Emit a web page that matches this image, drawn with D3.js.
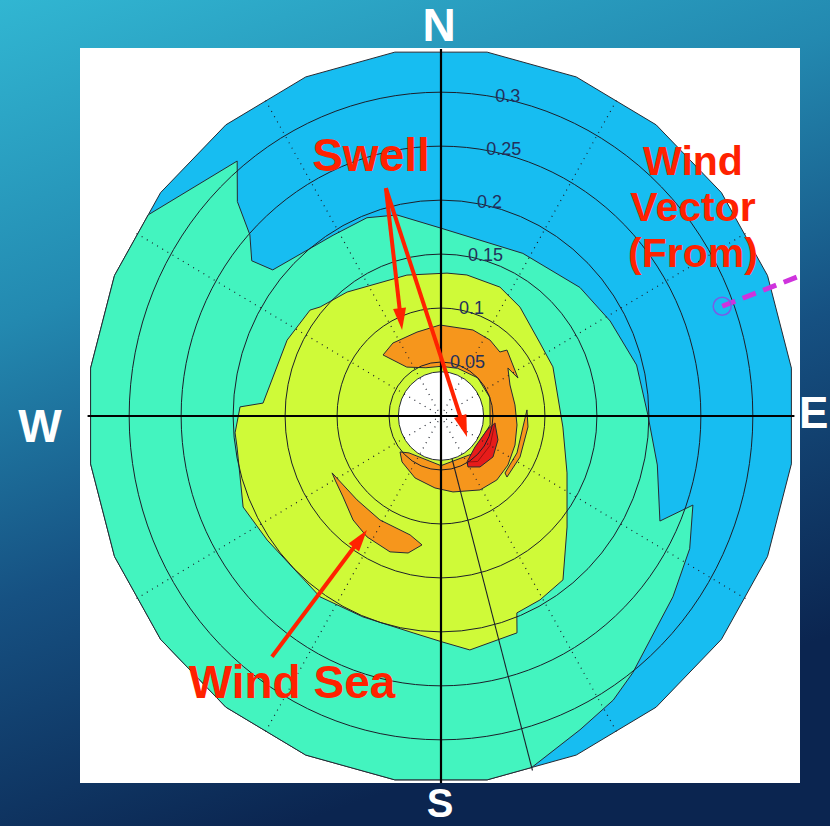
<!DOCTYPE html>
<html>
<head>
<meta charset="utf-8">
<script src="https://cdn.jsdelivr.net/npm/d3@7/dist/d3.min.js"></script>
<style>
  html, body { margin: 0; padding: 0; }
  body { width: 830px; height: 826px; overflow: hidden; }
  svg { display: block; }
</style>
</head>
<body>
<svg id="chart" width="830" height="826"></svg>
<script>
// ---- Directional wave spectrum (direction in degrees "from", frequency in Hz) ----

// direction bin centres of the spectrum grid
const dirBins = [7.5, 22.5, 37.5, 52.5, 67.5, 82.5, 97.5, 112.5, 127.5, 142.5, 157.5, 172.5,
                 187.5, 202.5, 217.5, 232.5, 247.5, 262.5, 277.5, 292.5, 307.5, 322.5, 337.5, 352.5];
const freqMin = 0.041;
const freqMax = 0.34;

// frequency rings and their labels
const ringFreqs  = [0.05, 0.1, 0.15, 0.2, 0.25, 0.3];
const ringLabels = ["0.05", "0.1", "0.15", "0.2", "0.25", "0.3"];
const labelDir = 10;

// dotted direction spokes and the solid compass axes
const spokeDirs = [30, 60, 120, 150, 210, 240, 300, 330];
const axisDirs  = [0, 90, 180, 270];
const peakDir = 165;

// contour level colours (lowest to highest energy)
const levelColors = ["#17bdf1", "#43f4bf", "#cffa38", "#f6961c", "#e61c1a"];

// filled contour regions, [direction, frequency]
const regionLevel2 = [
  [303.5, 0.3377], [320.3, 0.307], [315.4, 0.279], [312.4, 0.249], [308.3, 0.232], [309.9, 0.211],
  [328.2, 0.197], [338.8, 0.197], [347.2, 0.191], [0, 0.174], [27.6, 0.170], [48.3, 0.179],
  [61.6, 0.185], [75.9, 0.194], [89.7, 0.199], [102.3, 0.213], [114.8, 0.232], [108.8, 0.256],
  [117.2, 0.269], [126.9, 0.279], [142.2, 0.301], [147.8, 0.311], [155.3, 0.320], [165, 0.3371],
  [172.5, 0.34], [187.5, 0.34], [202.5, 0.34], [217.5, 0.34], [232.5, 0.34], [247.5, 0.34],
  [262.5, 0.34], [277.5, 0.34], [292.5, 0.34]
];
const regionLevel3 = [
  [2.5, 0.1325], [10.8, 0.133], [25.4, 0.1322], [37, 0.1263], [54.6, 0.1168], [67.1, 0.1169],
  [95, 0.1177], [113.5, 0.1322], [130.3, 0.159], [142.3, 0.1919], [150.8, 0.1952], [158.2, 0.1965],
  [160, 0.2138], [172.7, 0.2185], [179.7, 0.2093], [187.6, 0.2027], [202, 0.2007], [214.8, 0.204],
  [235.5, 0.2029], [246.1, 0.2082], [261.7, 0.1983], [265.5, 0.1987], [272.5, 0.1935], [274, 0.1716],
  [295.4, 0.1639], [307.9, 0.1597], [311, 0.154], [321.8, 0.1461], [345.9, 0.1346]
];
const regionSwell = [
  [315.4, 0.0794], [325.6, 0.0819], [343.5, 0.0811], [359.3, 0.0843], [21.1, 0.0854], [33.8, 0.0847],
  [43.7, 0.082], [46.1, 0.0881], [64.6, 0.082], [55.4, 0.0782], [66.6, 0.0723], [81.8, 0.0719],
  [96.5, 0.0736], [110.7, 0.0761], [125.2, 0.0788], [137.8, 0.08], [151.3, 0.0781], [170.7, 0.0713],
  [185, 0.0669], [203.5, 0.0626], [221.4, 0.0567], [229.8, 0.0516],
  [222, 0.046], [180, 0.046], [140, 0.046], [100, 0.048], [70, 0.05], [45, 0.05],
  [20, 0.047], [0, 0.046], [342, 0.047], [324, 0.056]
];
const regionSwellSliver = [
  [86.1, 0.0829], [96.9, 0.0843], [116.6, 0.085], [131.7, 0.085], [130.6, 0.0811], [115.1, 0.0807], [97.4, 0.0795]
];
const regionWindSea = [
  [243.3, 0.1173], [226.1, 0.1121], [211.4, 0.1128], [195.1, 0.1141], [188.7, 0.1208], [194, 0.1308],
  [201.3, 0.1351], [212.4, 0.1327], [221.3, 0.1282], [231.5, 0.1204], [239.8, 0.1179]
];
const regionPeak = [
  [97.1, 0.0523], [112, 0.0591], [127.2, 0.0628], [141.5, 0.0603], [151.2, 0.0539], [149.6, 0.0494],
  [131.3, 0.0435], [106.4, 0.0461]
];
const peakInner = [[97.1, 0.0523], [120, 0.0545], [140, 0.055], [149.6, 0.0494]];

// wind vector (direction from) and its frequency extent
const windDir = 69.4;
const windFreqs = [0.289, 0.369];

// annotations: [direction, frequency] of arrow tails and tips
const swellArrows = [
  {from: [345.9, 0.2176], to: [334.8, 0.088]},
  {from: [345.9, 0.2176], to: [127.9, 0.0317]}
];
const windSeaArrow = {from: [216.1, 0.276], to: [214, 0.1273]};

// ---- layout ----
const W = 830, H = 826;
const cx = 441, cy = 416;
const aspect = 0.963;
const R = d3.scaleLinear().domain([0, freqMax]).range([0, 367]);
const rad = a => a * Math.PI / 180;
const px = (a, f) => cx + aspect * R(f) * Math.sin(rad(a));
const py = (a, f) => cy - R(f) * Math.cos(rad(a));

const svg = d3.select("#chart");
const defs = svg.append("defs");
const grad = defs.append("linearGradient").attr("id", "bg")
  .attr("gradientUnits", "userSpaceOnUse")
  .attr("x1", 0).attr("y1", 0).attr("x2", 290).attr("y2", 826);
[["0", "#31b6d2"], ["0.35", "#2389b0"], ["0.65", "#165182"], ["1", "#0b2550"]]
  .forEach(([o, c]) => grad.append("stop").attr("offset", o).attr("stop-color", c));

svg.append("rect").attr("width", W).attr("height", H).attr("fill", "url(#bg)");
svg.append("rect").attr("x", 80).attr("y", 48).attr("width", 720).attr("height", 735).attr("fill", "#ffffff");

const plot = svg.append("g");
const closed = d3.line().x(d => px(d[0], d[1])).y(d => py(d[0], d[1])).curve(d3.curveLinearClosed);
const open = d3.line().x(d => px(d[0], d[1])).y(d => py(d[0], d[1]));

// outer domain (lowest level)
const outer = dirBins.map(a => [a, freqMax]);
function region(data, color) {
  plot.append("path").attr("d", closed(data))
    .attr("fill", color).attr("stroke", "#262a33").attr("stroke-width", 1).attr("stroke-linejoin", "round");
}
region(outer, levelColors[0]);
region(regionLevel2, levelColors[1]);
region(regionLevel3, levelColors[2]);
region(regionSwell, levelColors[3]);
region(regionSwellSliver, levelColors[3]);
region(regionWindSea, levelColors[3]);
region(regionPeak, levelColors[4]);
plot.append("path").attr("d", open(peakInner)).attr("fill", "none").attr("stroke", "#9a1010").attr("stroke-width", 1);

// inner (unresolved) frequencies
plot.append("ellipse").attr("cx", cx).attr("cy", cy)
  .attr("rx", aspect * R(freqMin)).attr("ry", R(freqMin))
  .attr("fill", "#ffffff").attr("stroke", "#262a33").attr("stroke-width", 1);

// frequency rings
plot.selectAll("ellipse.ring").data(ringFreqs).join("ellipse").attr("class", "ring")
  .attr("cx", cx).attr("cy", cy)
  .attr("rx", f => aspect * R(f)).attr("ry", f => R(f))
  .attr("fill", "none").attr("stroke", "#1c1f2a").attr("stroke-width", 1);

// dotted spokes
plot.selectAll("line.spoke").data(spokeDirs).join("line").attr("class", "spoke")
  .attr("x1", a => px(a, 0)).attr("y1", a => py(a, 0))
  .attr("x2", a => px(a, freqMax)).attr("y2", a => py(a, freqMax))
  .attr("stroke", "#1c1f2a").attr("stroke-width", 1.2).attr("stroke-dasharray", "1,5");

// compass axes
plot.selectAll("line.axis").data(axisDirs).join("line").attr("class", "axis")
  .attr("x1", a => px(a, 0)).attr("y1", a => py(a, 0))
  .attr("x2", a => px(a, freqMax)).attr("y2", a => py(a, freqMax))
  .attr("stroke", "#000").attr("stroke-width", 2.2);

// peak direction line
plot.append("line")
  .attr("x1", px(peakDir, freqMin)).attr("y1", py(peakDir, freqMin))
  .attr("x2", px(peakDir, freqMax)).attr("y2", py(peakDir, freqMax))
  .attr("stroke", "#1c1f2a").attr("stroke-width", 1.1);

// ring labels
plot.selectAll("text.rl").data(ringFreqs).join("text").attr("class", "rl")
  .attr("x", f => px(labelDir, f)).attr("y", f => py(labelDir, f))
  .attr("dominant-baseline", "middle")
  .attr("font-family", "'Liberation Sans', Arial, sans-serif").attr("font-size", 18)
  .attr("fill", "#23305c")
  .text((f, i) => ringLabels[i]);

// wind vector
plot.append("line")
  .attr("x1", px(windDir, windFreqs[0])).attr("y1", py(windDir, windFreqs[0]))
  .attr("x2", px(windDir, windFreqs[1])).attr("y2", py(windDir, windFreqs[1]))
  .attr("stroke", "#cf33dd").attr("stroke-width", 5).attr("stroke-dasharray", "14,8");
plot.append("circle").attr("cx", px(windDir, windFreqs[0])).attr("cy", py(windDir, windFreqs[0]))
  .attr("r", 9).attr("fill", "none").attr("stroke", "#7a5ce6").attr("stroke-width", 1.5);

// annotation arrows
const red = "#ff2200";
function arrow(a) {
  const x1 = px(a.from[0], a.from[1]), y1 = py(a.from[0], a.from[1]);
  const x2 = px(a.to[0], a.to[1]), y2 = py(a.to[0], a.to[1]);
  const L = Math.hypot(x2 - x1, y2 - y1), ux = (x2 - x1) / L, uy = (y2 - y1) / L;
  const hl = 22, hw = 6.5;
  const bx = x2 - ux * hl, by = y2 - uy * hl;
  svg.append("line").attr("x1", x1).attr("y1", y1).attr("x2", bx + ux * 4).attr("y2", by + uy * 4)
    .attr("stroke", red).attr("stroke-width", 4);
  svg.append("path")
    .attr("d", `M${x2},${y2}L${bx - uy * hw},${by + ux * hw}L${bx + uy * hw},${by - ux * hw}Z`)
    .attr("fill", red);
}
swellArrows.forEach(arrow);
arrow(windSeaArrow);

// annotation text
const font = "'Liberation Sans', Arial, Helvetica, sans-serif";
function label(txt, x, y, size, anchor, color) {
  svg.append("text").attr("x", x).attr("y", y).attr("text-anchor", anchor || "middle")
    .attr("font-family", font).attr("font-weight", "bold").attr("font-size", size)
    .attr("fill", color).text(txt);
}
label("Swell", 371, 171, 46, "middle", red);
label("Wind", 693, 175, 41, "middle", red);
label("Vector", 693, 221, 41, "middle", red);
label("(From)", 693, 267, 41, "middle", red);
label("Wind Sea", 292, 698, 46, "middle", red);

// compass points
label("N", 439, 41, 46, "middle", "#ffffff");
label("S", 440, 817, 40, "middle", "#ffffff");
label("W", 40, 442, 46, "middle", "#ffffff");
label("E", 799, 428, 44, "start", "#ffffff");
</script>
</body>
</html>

DESCRIPTION OF THE TASK:
Extract the lines exactly, please: the first line of the listing, the line with "---- Directional wave", and every line between them, but no pictures.

TASK RESPONSE:
Emit a web page that matches this image, drawn with D3.js.
<!DOCTYPE html>
<html>
<head>
<meta charset="utf-8">
<script src="https://cdn.jsdelivr.net/npm/d3@7/dist/d3.min.js"></script>
<style>
  html, body { margin: 0; padding: 0; }
  body { width: 830px; height: 826px; overflow: hidden; }
  svg { display: block; }
</style>
</head>
<body>
<svg id="chart" width="830" height="826"></svg>
<script>
// ---- Directional wave spectrum (direction in degrees "from", frequency in Hz) ----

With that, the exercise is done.